Ainsi, conformément à ce qui fut établi avant que la création ne fut, celui pour qui le Vrai souhaitera la guidée, Il ouvrira sa poitrine aux Lumières de la Proximité et lui fera goûter la saveur de Son ardent désir. C’est alors que le serviteur s’éprendra dans l’espoir de Sa rencontre et qu’il se détournera de la demeure éphémère et illusoire.
Le Prophète ﷺ fut questionné au sujet du verset : « Quiconque Allâh veut guider, Il lui ouvre la poitrine à l’Islâm ». Ils dirent : comment sa poitrine est-elle ouverte, ô Messager d’Allâh ?
Il répondit : « C’est une Lumière qui est projeté en lui, la poitrine s’ouvre et s’élargit pour l’accueillir. » Ils demandèrent alors : Y a-t-il à cela un signe indicateur ?
Il répondit ﷺ : « La dédication à la demeure éternelle, le détournement de la demeure illusoire et la préparation à la mort avant de la rencontrer. » [6].

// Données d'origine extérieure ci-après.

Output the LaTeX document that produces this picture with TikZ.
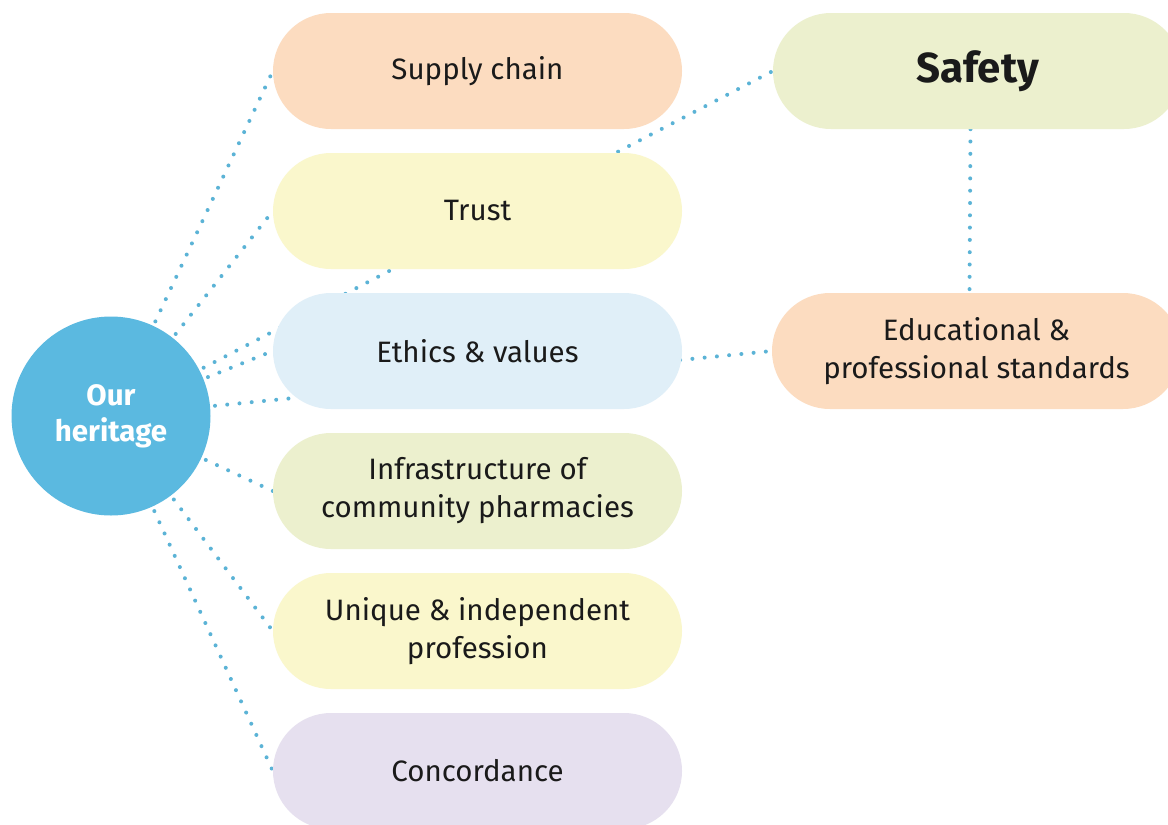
\documentclass[tikz,border=0pt]{standalone}
\usepackage{fontspec}
\setmainfont{Fira Sans}
\usetikzlibrary{backgrounds}
\definecolor{herblue}{HTML}{5BB9E0}
\definecolor{dotblue}{HTML}{5BB3D6}
\definecolor{peach}{HTML}{FCDCC0}
\definecolor{paleyellow}{HTML}{FAF7CC}
\definecolor{paleblue}{HTML}{E0EFF8}
\definecolor{palegreen}{HTML}{ECF0CE}
\definecolor{lavender}{HTML}{E6E0EF}
\definecolor{txt}{HTML}{1A1A1A}
\tikzset{
  pill/.style={rectangle, rounded corners=58pt, minimum width=409pt, minimum height=116pt,
    inner sep=0pt, align=center, text=txt, font=\fontsize{29.5}{38}\selectfont},
  hub/.style={circle, fill=herblue, minimum size=199pt, inner sep=0pt, outer sep=5pt,
    align=center, text=white, font=\bfseries\fontsize{29.5}{36}\selectfont},
  dotline/.style={draw=dotblue, line width=4pt, line cap=round, dash pattern=on 0pt off 12.3pt}
}
\begin{document}
\begin{tikzpicture}[x=1pt,y=-1pt]
\clip (0,0) rectangle (1168,825);
\node[hub] (heritage) at (111,416) {Our\\heritage};
\node[pill, fill=peach] (supply) at (477.5,71) {Supply chain};
\node[pill, fill=paleyellow] (trust) at (477.5,211) {Trust};
\node[pill, fill=paleblue] (ethics) at (477.5,351) {Ethics \& values};
\node[pill, fill=palegreen] (infra) at (477.5,491) {Infrastructure of\\community pharmacies};
\node[pill, fill=paleyellow] (unique) at (477.5,631) {Unique \& independent\\profession};
\node[pill, fill=lavender] (concord) at (477.5,771) {Concordance};
\node[pill, fill=palegreen, font=\bfseries\fontsize{42}{50}\selectfont] (safety) at (977.5,71) {Safety};
\node[pill, fill=peach] (edu) at (976.5,351) {Educational \&\\professional standards};
\begin{scope}[on background layer]
\fill[white] (0,0) rectangle (1168,825);
\draw[dotline] (heritage) -- (supply.west);
\draw[dotline] (heritage) -- (trust.west);
\draw[dotline] (heritage) -- (safety.west);
\draw[dotline] (heritage) -- (ethics.west);
\draw[dotline] (heritage) -- (edu.west);
\draw[dotline] (heritage) -- (infra.west);
\draw[dotline] (heritage) -- (unique.west);
\draw[dotline] (heritage) -- (concord.west);
\draw[dotline] ([xshift=-7pt]safety.south) -- ([xshift=-7pt]edu.north);
\end{scope}
\end{tikzpicture}
\end{document}
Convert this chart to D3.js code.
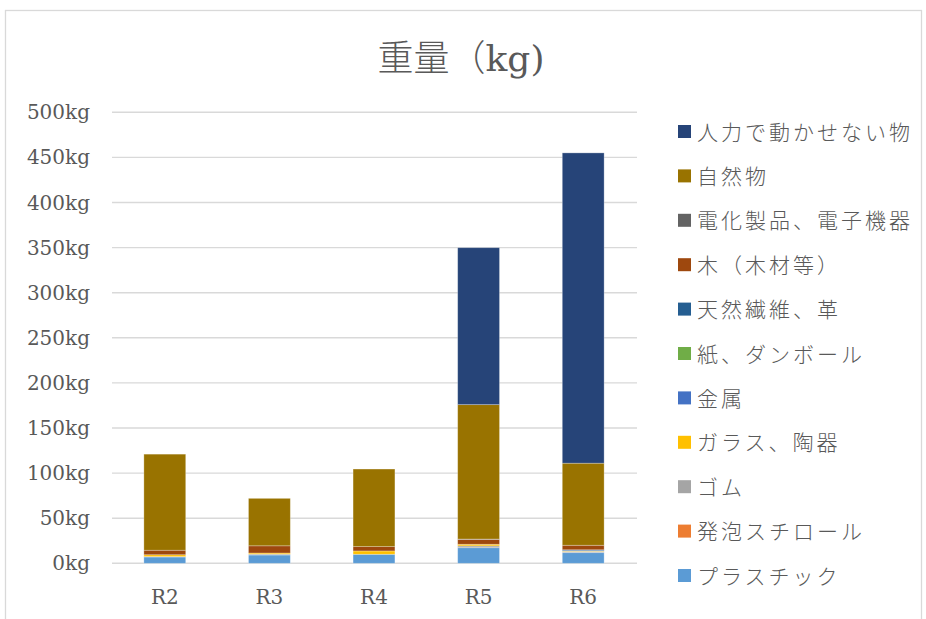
<!DOCTYPE html>
<html>
<head>
<meta charset="utf-8">
<script src="https://cdn.jsdelivr.net/npm/d3@7"></script>
<style>
  body { margin: 0; background: #fff; }
  text { fill: #595959; }
</style>
</head>
<body>
<div id="chart"></div>
<script>
// categories (years)
var categories = ["R2", "R3", "R4", "R5", "R6"];

// series, bottom of the stack first
var seriesNames = ["プラスチック", "発泡スチロール", "ゴム", "ガラス、陶器", "金属",
  "紙、ダンボール", "天然繊維、革", "木（木材等）", "電化製品、電子機器", "自然物", "人力で動かせない物"];
var plastic     = [7, 9.2, 10, 17.3, 11.8];
var foam        = [0.5, 0, 0, 0, 0];
var rubber      = [0, 1, 0, 2, 1];
var glass       = [2, 1.2, 3.7, 1.8, 0.7];
var metal       = [0, 0, 0, 0, 0.5];
var paper       = [0, 0, 0, 0, 0];
var fiber       = [0, 0, 0, 0, 1];
var wood        = [5, 8, 4.8, 5.5, 5];
var electronics = [0, 0, 0, 0.3, 0];
var natural     = [106.5, 52.6, 86, 149, 91];
var immovable   = [0, 0, 0, 174, 344];

var yTicks = [0, 50, 100, 150, 200, 250, 300, 350, 400, 450, 500];

var seriesValues = [plastic, foam, rubber, glass, metal, paper, fiber, wood, electronics, natural, immovable];
var colors = ["#5B9BD5", "#ED7D31", "#A5A5A5", "#FFC000", "#4472C4",
  "#70AD47", "#255E91", "#9E480E", "#636363", "#997300", "#264478"];

var W = 926, H = 619;
var serif = "'DejaVu Serif', 'Noto Sans CJK JP', serif";
var jp = "'Noto Sans CJK JP', sans-serif";

var svg = d3.select('#chart').append('svg')
  .attr('width', W).attr('height', H);

svg.append('rect').attr('width', W).attr('height', H).attr('fill', '#fff');

// chart outer border
svg.append('rect')
  .attr('x', 5.5).attr('y', 10.5)
  .attr('width', 916).attr('height', 640)
  .attr('fill', 'none').attr('stroke', '#d9d9d9').attr('stroke-width', 1.3);

// title
svg.append('text')
  .attr('x', 461).attr('y', 71)
  .attr('text-anchor', 'middle')
  .style('font-family', serif)
  .style('font-size', '36px')
  .style('font-weight', 300)
  .text('重量（kg)');

// build rows for d3.stack
var rows = categories.map(function (c, i) {
  var r = { cat: c };
  seriesNames.forEach(function (s, j) { r[s] = seriesValues[j][i]; });
  return r;
});
var stacked = d3.stack().keys(seriesNames)(rows);

var x = d3.scaleBand()
  .domain(categories)
  .range([112.5, 635.5])
  .paddingInner(0.6)
  .paddingOuter(0.3);

var y = d3.scaleLinear()
  .domain([0, 500])
  .range([563.3, 112.3]);

// gridlines
svg.append('g').selectAll('line')
  .data(yTicks)
  .enter().append('line')
  .attr('x1', 112).attr('x2', 637)
  .attr('y1', function (d) { return y(d); })
  .attr('y2', function (d) { return y(d); })
  .attr('stroke', '#d9d9d9')
  .attr('stroke-width', 1.4);

// y labels
svg.append('g').selectAll('text')
  .data(yTicks)
  .enter().append('text')
  .attr('x', 90)
  .attr('y', function (d) { return y(d) + 7; })
  .attr('text-anchor', 'end')
  .style('font-family', serif)
  .style('font-size', '20px')
  .text(function (d) { return d + 'kg'; });

// bars
svg.append('g').selectAll('g')
  .data(stacked)
  .enter().append('g')
  .attr('fill', function (d, i) { return colors[i]; })
  .selectAll('rect')
  .data(function (d) { return d; })
  .enter().append('rect')
  .attr('x', function (d) { return x(d.data.cat); })
  .attr('width', x.bandwidth())
  .attr('y', function (d) { return y(d[1]); })
  .attr('height', function (d) { return Math.max(0, y(d[0]) - y(d[1])); })
  .attr('stroke', 'rgba(255,255,255,0.35)')
  .attr('stroke-width', function (d) { return (d[1] - d[0]) > 0 ? 0.8 : 0; });

// x labels
svg.append('g').selectAll('text')
  .data(categories)
  .enter().append('text')
  .attr('x', function (d) { return x(d) + x.bandwidth() / 2; })
  .attr('y', 604)
  .attr('text-anchor', 'middle')
  .style('font-family', serif)
  .style('font-size', '20px')
  .text(function (d) { return d; });

// legend (top of stack first)
var legendItems = seriesNames.map(function (s, i) { return { name: s, color: colors[i] }; }).reverse();
var lg = svg.append('g').selectAll('g')
  .data(legendItems)
  .enter().append('g')
  .attr('transform', function (d, i) { return 'translate(678,' + (131.5 + i * 44.4) + ')'; });

lg.append('rect')
  .attr('x', 0).attr('y', -6.5)
  .attr('width', 13).attr('height', 13)
  .attr('fill', function (d) { return d.color; });

lg.append('text')
  .attr('x', 19).attr('y', 8)
  .style('font-family', jp)
  .style('font-size', '21px')
  .style('font-weight', 300)
  .style('letter-spacing', '3px')
  .text(function (d) { return d.name; });
</script>
</body>
</html>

Celui dans le cœur de qui la Lumière de la Guidée fut projetée s’éprend de désir pour les jardins de la Proximité divine et s’abstient de tout autre qu’Allâh. L’entièreté de son être est progressivement ravie par la Beauté des Attributs qui se manifestent à lui, en vision à l’état d’éveil (mouchâhada). Il les voit, perpétuellement, et il erre dans les campagnes, par-delà les monts et les plaines, interpelant les arbres, s’adressant aux pierres, veillant ses nuits en compagnie des étoiles… il tourne incessamment son visage dans le ciel, les mains de son cœur ouvertes, dans l’espoir que le Vrai lui indique une Qibla qui le satisfera.
[1] Sourate al-An’âm, versets 122 à 125.
[2] Asbâb nouzoûl al-Qor’ân, al-Wâhidiy, page 277.
[3] Al-bahr al-madîd fi tafsîr al-Qor’ân al-majîd – Ibn ‘Ajîba – Tome 2, page 304.
[4] ‘Ara’is al-bayan fi tafsir al-Qor’an – al-Baqilliy – tome 1 page 396.
[5] Sahîh ibn Hibbân, Hadîth n°6304.
[6] Tafsîr ibn Kathîr, tome 3 page 335.